Anything Goes? Report on PEFC Certified Finnish Forestry
-part two: follow-up report April 10, 2001

>>> Foreword: forestry practises have not changed in Finland. Certified old-growth destruction continues

Anything Goes? PEFC-certified old-growth forest destruction continues in Finland

In January 29, Greenpeace and the Finnish Nature League published the report "Anything Goes? A Report on PEFC Certified Finnish Forestry", which showed that the Finnish PEFC -endorsed forest certification had not stopped the logging of forests of high conservation value.

In April 2001, PEFC -certified logging of Finland's last old-growth forests continues. Pointing out problems in the certification system has not resulted in any improvements: the Finnish state enterprise Metsahallitus (Forest and Park Service) has not given up any of their logging plans in the ecologically valuable forests that were presented in the report. Several ecologically detrimental logging plans presented in Anything goes? have been implemented in February - April 2001. Even known habitats of endangered species have been logged.

PEFC -certification is claimed to be a proof of sustainable forestry but the reality in the Finnish forests is far from sustainable: PEFC systematically allows for the logging of old-growth forests and known habitats of endangered species.

New cases of ecologically detrimental logging

Greenpeace and the Finnish Nature League are now bringing up new examples of PEFC -certified logging in high conservation value forests as well as follow-up information on the cases presented in the Anything Goes? - report.
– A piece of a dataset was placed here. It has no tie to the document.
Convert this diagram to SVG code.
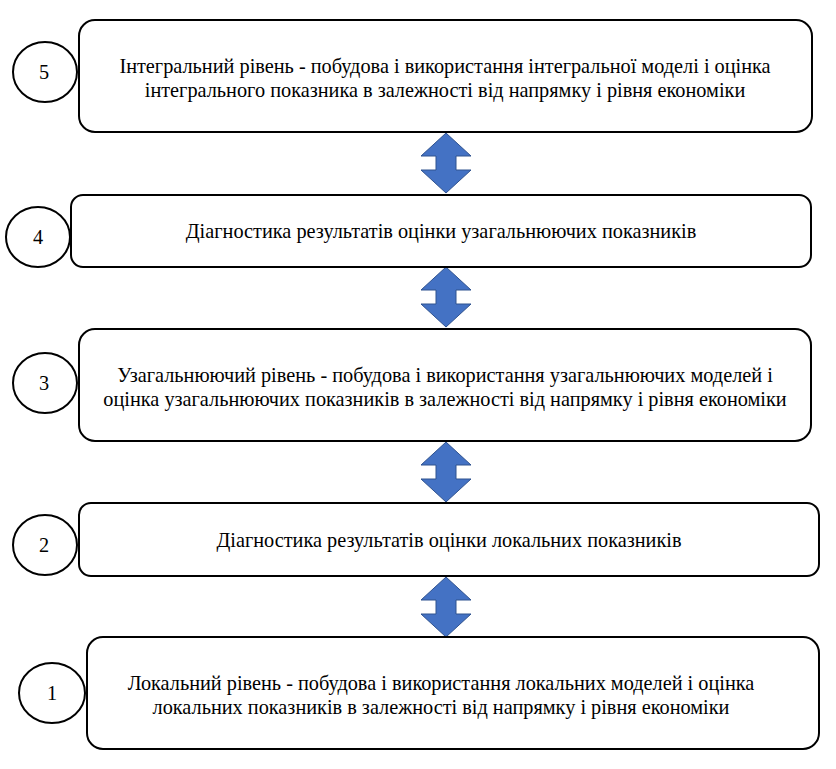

The Forest and Park Service has implemented its logging plans in three of the forests that were presented in the report released in January 2001. Environmental organisations have also received information on eleven more high conservation value forest areas where logging has been carried out or been planned for the near future.

Negative impacts of old-growth logging are well known -yet, the logging goes on

The Finnish Forest and Park Service is systematically destroying old-growth forests by large-scale clearcutting. Logging is done even in old-growth forests that have been defined irreplaceably valuable by the Forest Service itself. PEFC -certified paper companies buy the timber from these forests: over 50% of Forest and Park Service wood is sold to Stora Enso. PEFC-logo holder UPM-Kymmene is the second biggest customer of Forest and Park Service.

Greenpeace and the Finnish Nature League wish to point out that the negative impacts of the Forest Service's old-growth forest logging have been assessed many times already. Several Ecological Landscape Plans of the FPS state that fragmentation of old-growth forests will continue if the current logging plans are implemented, and that this will result in further degradation of old-growth forest species in Finland. Some of the plans even predict that the planned loggings may result in the extinction of some species in the area. Yet, the logging goes on.

According to researches performed by Finnish scientists in 1990 - 2000, the forest protection network in Finland is insufficient to preserve forest biodiversity. Further protection of natural and semi-natural old-growth forests is essentially needed in order to maintain biodiversity in Finnish forests. At the moment only 3,6% of productive forest land in Finland is protected from logging. According to the Academy professor mr. Ilkka Hanski from the University of Helsinki " all somewhat natural-state old-growth forests should be left outside industrial forestry if the aim is to prevent a mass extinction of species ".

Forests needed by reindeer diminish

Anything Goes? - report in January 2001 presented tens of cases in which the logging of old-growth forests is in conflict with the interests of reindeer herders and the indigenous Sami people. The President of the Finnish Sami parliament has publicly stated his gratitude for environmental organisations for bringing up the issue since the release of the report. Several Sami reindeer herders have written statements on regional newspapers against old-growth forest logging in February and March. Although the issue has been discussed widely in public, logging of the forests essential to the herders have continued. In February 2001 the Forest Service began a 40 hectare logging in the forest of Hevosvaara, an essential winter pasture for the reindeer of the area.